На слова Лары, что раньше (то есть летом 1917 года) он судил «о революции не так резко, без раздражения», Живаго произносит категорическое осуждение деятельности лидеров революции, упрекая их в неспособности к созидательной деятельности и в стремлении подчинить своим законам весь мир:
…всему есть мера. За это время пора было прийти к чему-нибудь. А выяснилось, что для вдохновителей революции суматоха перемен и перестановок единственная родная стихия, что их хлебом не корми, а подай им что-нибудь в масштабе земного шара. Построения миров, переходные периоды это их самоцель. Ничему другому они не учились, ничего не умеют. А вы знаете, откуда суета этих вечных приготовлений? От отсутствия определенных готовых способностей, от неодаренности. Человек рождается жить, а не готовиться к жизни. И сама жизнь, явление жизни, дар жизни так захватывающе нешуточны! Так зачем подменять ее ребяческой арлекинадой незрелых выдумок, этими побегами чеховских школьников в Америку? [Там же][153]
Раздраженный речами командира партизанского отряда Ливерия, Живаго говорит о неприемлемости для него идеи переустройства жизни (напомню, что его восхищенные слова о большевистских декретах подразумевали органичное встраивание в прежнюю жизнь):
Но, во-первых, идеи общего совершенствования так, как они стали пониматься с октября, меня не воспламеняют. Во-вторых, это все еще далеко от существования, а за одни еще толки об этом заплачено такими морями крови, что, пожалуй, цель не оправдывает средства.

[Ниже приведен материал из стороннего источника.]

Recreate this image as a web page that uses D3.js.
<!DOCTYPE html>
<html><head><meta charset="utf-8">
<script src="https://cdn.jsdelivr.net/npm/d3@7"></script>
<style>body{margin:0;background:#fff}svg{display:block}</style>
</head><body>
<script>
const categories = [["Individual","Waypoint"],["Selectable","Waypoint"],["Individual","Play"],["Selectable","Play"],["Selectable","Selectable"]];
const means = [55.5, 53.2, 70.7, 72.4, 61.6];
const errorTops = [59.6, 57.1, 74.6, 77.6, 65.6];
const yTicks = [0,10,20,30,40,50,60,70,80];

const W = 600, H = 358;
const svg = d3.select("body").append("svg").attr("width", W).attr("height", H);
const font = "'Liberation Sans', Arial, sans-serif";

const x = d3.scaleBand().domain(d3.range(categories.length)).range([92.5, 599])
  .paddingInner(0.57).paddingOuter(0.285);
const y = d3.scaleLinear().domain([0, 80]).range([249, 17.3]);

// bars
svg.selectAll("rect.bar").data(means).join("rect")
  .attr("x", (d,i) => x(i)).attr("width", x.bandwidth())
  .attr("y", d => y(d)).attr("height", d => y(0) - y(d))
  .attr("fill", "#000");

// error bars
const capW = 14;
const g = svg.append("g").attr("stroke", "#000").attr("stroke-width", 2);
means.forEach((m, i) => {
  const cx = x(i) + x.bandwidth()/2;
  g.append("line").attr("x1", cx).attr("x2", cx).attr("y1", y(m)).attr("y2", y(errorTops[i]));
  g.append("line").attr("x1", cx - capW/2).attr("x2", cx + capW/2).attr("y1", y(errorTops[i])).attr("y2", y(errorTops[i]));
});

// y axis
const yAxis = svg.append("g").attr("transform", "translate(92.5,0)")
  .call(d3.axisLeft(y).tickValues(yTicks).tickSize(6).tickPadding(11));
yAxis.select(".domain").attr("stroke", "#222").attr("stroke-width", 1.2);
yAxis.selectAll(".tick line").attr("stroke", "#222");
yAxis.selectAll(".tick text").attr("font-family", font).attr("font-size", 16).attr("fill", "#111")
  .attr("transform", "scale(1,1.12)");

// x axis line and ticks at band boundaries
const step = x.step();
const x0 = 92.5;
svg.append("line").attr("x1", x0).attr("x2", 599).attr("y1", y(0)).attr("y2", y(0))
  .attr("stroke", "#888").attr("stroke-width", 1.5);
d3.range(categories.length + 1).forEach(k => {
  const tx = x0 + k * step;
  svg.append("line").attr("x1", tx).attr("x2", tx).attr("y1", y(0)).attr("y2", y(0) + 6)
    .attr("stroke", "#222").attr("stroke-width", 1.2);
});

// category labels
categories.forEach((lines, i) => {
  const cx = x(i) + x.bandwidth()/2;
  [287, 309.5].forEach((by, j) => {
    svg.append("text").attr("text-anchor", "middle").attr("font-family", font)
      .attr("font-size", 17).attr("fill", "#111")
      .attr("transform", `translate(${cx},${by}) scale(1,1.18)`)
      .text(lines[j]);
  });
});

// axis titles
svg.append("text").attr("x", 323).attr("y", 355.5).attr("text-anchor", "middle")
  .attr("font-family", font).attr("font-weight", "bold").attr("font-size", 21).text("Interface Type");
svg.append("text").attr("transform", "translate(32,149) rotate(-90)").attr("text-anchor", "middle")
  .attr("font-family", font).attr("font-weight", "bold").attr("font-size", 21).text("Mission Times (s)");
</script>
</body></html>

В-третьих, и это главное, когда я слышу о переделке жизни, я теряю власть над собой и впадаю в отчаяние.
Переделка жизни! Так могут рассуждать люди, хотя может быть и видавшие виды, но ни разу не узнавшие жизни, не почувствовавшие ее духа, души ее. Для них существование это комок грубого, не облагороженного их прикосновением материала, нуждающегося в их обработке. А материалом, веществом жизнь никогда не бывает. Она сама, если хотите знать, непрерывно себя обновляющее, вечно себя перерабатывающее начало, она сама вечно себя переделывает и претворяет, она сама куда выше наших с вами тупоумных теорий <выделено нами. — К. П.> [Пастернак: IV, 336].

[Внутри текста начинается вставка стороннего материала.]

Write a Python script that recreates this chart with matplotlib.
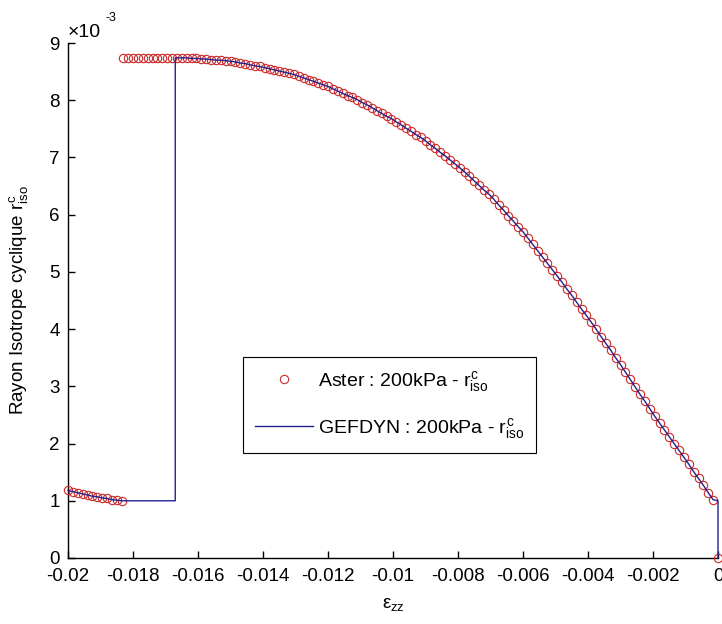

И снова в том же разговоре:
Властители ваших дум грешат поговорками, а главную забыли, что насильно мил не будешь, и укоренились в привычке освобождать и осчастливливать особенно тех, кто об этом не просит. Наверное, вы воображаете, что для меня нет лучшего места на свете, чем ваш лагерь и ваше общество [Там же: 337].

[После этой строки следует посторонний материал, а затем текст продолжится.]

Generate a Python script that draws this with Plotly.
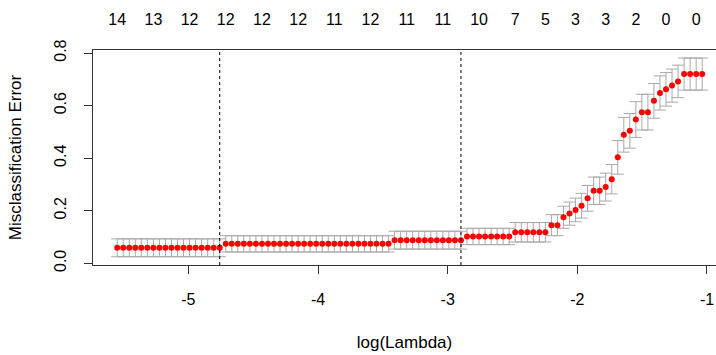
import numpy as np
import plotly.graph_objects as go

# glmnet cross-validation path: log(lambda) grid (evenly spaced on the log scale),
# mean misclassification error and its standard error at each lambda
n_lambda = 98
log_lambda = np.linspace(-5.549, -1.037, n_lambda)

cv_error = (
    [0.059, 0.059, 0.059, 0.059, 0.059, 0.059, 0.059, 0.059, 0.059,
     0.059, 0.059, 0.059, 0.059, 0.059, 0.059, 0.059, 0.059, 0.059] +
    [0.074, 0.074, 0.074, 0.074, 0.074, 0.074, 0.074, 0.074, 0.074, 0.074,
     0.074, 0.074, 0.074, 0.074, 0.074, 0.074, 0.074, 0.074, 0.074, 0.074,
     0.074, 0.074, 0.074, 0.074, 0.074, 0.074, 0.074, 0.074] +
    [0.088, 0.088, 0.088, 0.088, 0.088, 0.088, 0.088, 0.088, 0.088, 0.088,
     0.088, 0.088] +
    [0.102, 0.102, 0.102, 0.102, 0.102, 0.102, 0.102, 0.102] +
    [0.118, 0.118, 0.118, 0.118, 0.118, 0.118] +
    [0.145, 0.145, 0.175, 0.189, 0.203, 0.219, 0.247, 0.276, 0.276, 0.290,
     0.320, 0.403, 0.489, 0.504, 0.547, 0.575, 0.575, 0.618, 0.648, 0.662,
     0.676, 0.692, 0.720, 0.720, 0.720, 0.720]
)

cv_sd = (
    [0.034, 0.034, 0.034, 0.034, 0.034, 0.034, 0.034, 0.034, 0.034,
     0.034, 0.034, 0.034, 0.034, 0.034, 0.034, 0.034, 0.034, 0.034] +
    [0.031, 0.031, 0.031, 0.031, 0.031, 0.031, 0.031, 0.031, 0.031, 0.031,
     0.031, 0.031, 0.031, 0.031, 0.031, 0.031, 0.031, 0.031, 0.031, 0.031,
     0.031, 0.031, 0.031, 0.031, 0.031, 0.031, 0.031, 0.031] +
    [0.034, 0.034, 0.034, 0.034, 0.034, 0.034, 0.034, 0.034, 0.034, 0.034,
     0.034, 0.034] +
    [0.031, 0.031, 0.031, 0.031, 0.031, 0.031, 0.031, 0.031] +
    [0.037, 0.037, 0.037, 0.037, 0.037, 0.037] +
    [0.040, 0.040, 0.042, 0.044, 0.045, 0.047, 0.049, 0.052, 0.052, 0.053,
     0.056, 0.064, 0.066, 0.066, 0.068, 0.068, 0.068, 0.066, 0.065, 0.064,
     0.063, 0.062, 0.061, 0.061, 0.061, 0.061]
)

# positions (index into the path) of lambda.min and lambda.1se
idx_min = 17
idx_1se = 57

# number of non-zero coefficients, printed along the top axis
nz_idx = [0, 6, 12, 18, 24, 30, 36, 42, 48, 54, 60, 66, 71, 76, 81, 86, 91, 96]
nz_labels = ["14", "13", "12", "12", "12", "12", "11", "12", "11", "11",
             "10", "7", "5", "3", "3", "2", "0", "0"]

x_ticks = [-5, -4, -3, -2, -1]
y_ticks = [0.0, 0.2, 0.4, 0.6, 0.8]
y_ticktext = ["0.0", "0.2", "0.4", "0.6", "0.8"]

x_range = [-5.7356, -0.9305]
y_range = [-0.0065, 0.8115]

FONT = "Arial, Liberation Sans, sans-serif"
AXIS_COLOR = "#333333"

fig = go.Figure()

fig.add_trace(go.Scatter(
    x=log_lambda,
    y=cv_error,
    mode="markers",
    marker=dict(color="red", size=6, line=dict(width=0)),
    error_y=dict(type="data", array=cv_sd, color="#A9A9A9",
                 thickness=1, width=6),
    showlegend=False,
    hoverinfo="skip",
))

for i in (idx_min, idx_1se):
    fig.add_shape(type="line", xref="x", yref="paper",
                  x0=log_lambda[i], x1=log_lambda[i], y0=0, y1=1,
                  line=dict(color="black", width=1, dash="dot"))

fig.update_layout(
    width=716, height=355,
    margin=dict(l=93, r=0, t=50, b=90),
    paper_bgcolor="white", plot_bgcolor="white",
    font=dict(family=FONT, size=16, color="black"),
    xaxis=dict(
        range=x_range, tickvals=x_ticks, ticktext=[str(v) for v in x_ticks],
        ticks="outside", ticklen=8, tickcolor=AXIS_COLOR, tickwidth=1,
        showline=True, linecolor=AXIS_COLOR, linewidth=1,
        showgrid=False, zeroline=False, ticklabelstandoff=12,
        title=dict(text="log(Lambda)", standoff=28, font=dict(size=17)),
    ),
    xaxis2=dict(
        overlaying="x", side="top", anchor="y", matches="x",
        range=x_range,
        tickvals=[log_lambda[i] for i in nz_idx], ticktext=nz_labels,
        ticks="", showline=True, linecolor=AXIS_COLOR, linewidth=1,
        showgrid=False, zeroline=False, ticklabelstandoff=18,
    ),
    yaxis=dict(
        range=y_range, tickvals=y_ticks, ticktext=y_ticktext, tickangle=-90,
        ticks="outside", ticklen=8, tickcolor=AXIS_COLOR, tickwidth=1,
        showline=True, linecolor=AXIS_COLOR, linewidth=1,
        showgrid=False, zeroline=False, ticklabelstandoff=12,
        title=dict(text="Misclassification Error", standoff=25, font=dict(size=17)),
    ),
)

# an invisible trace so the top axis is laid out
fig.add_trace(go.Scatter(x=[log_lambda[0]], y=[cv_error[0]], xaxis="x2",
                         mode="markers", marker=dict(opacity=0),
                         showlegend=False, hoverinfo="skip"))

fig.write_html("out.html")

Эти слова доктора напоминают слова самого Пастернака в письме З. Н. Пастернак, когда его отправили наблюдать картины строительства Челябинского тракторного завода в июне 1931 года. Как и в романе, он дает оценку происходящему в соотнесении с языком, который обычно использовали для наименования и объяснения происходящих и планирующихся явлений:
Строятся, действительно, громадные сооружения. Громадные пространства под стройкой <…> Это с одной стороны. С другой — рядовая человеческая глупость нигде не выступает в такой стадной[154] стандартизации, как в обстановке этой поездки. Поехать стоило и для этого. Мне всегда казалось, что бесплодье городского языка есть искаженный отголосок какого-то другого, на котором, на местах, может быть, говорит правда. Я уверился в обратном. <…> Теперь я понял, что за всем тем, что меня всегда отталкивало своей пустотой и пошлостью, ничего облагораживающего или объясняющего, кроме организованной посредственности, нет, и искать нечего, и если я и раньше никогда не боялся того, что чуждо мне, то теперь уже и окончательно робеть не буду. Какая бы победа ни была суждена нелюбимому, полюбить это из одних соображений о его судьбе я не в силах [Пастернак: VIII, 525].